A diplomatic passport or official passport will be issued by the Special Issuance Agency in Washington, DC.

16. Car License Plates

Most countries issue special car license plates to accredited diplomats, to indicate the operators and passengers of those vehicles may have diplomatic immunity. These are the frequently used codes

  • CD – Corps Diplomatique
  • D – Diplomat
  • EU – European Union
  • OSCE – Organization For Security And Co-operation In Europe

 Official vs Diplomatic passports

The official and diplomatic passports both conferring varying levels of diplomatic immunity upon their bearers. In the US for example,

  • Official passport is issued to an official or employee of the U.S. Government traveling abroad to carry out official duties; and
  • Diplomatic passport is issued to a Foreign Service Officer or to a person having diplomatic status or comparable status because he or she is traveling abroad to carry out diplomatic duties on behalf of the U.S. Government.
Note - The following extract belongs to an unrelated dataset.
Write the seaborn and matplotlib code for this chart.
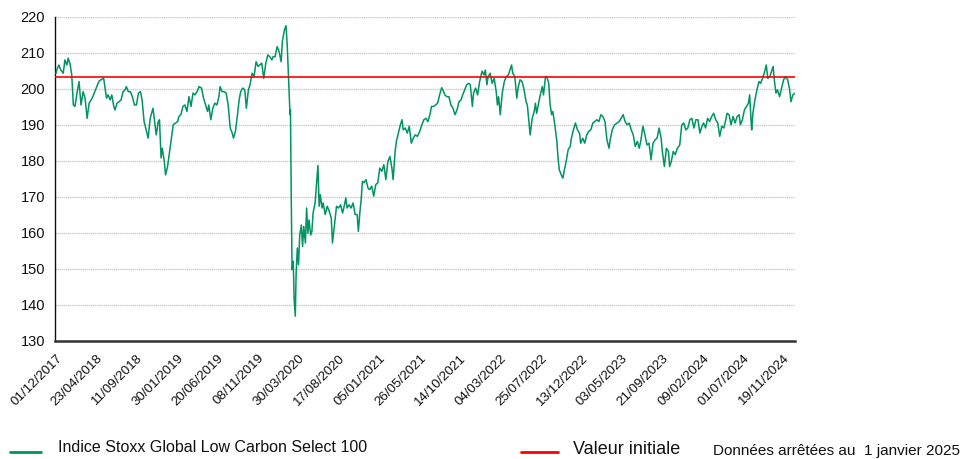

Things you probably didn’t know

  • The US president is issued diplomatic passport for life, even after he is out of office.
  • The Queen of England does not have any passport to travel. It makes it superfluous for her to hold one, as all passports are issued in the name of Her Majesty.
  • Mongols invented the world’s first diplomatic passport known as “Paiza” to protect merchants traveling in the silk route.
  • Diplomatic immunity first originated in India to protect messengers during hindu wars.
  • The Sovereign military order of Malta is one of the oldest diplomatic passports in the world about 500 in circulation.
  • The Queen’s messenger passport issued to couriers employed by the British Foreign and Commonwealth Office. They hand-carry secret and important documents to British embassies, high commissions, and consulates around the world.